# [Problem details]
Go through the listing beneath this task and return every line that carries the string "React".

^^^^

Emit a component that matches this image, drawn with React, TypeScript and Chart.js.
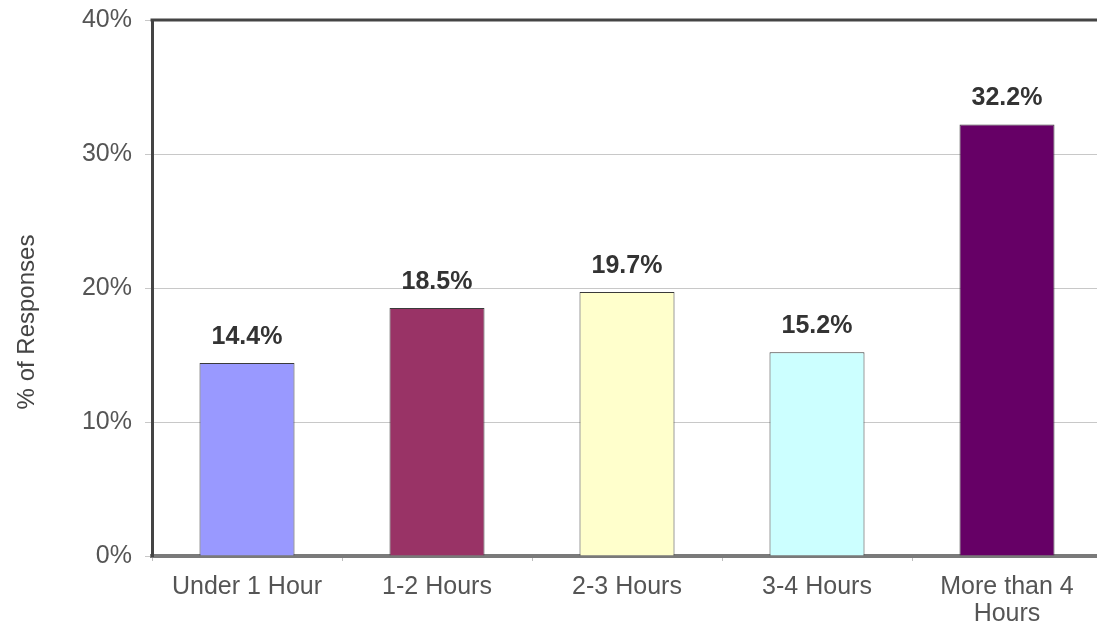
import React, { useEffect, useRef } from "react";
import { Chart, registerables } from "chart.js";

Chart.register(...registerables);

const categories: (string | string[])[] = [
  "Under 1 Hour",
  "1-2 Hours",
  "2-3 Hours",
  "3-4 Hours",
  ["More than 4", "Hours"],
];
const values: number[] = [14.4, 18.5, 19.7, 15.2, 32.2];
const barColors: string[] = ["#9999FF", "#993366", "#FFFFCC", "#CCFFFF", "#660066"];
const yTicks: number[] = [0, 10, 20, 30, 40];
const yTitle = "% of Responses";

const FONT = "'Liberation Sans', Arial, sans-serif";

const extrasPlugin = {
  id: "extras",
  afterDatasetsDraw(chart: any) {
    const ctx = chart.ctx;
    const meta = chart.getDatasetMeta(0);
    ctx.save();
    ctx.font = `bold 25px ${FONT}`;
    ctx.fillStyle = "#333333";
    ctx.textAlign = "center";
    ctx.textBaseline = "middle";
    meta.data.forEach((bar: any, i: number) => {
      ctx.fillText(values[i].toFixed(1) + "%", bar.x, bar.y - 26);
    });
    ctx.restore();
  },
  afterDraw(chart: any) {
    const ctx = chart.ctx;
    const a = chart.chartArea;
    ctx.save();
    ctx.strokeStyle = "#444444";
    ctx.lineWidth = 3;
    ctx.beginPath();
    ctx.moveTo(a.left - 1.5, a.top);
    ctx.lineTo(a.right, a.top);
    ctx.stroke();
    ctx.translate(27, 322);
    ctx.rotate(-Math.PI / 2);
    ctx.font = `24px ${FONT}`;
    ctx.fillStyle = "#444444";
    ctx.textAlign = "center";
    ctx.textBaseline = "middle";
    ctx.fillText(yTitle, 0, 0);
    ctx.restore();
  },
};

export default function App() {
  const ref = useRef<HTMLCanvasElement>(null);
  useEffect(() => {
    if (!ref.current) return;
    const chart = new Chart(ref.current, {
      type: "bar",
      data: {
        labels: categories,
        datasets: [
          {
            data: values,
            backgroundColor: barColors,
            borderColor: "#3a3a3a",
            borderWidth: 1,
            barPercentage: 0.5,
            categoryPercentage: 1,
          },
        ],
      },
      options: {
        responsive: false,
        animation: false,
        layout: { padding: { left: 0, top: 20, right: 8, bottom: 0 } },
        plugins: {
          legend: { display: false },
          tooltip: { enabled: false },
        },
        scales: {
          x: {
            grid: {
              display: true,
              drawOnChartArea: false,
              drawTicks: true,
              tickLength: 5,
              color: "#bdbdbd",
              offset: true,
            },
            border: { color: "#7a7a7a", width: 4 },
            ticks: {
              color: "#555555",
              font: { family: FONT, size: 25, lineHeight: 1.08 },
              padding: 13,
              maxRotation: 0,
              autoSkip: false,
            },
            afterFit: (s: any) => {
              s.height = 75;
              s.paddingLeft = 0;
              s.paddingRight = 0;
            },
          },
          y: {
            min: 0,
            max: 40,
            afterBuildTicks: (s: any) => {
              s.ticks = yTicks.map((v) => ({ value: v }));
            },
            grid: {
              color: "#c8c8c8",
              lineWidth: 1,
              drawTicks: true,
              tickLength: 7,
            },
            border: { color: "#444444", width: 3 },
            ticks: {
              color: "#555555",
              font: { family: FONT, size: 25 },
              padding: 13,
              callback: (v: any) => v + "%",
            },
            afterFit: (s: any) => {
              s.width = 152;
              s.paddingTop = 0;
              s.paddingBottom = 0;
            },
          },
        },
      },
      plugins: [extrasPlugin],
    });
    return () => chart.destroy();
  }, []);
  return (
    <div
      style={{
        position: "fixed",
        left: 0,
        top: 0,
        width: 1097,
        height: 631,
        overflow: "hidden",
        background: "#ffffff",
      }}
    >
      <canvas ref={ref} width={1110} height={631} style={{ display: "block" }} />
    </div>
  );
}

^^^^

# [Written solution]
Emit a component that matches this image, drawn with React, TypeScript and Chart.js.
import React, { useEffect, useRef } from "react";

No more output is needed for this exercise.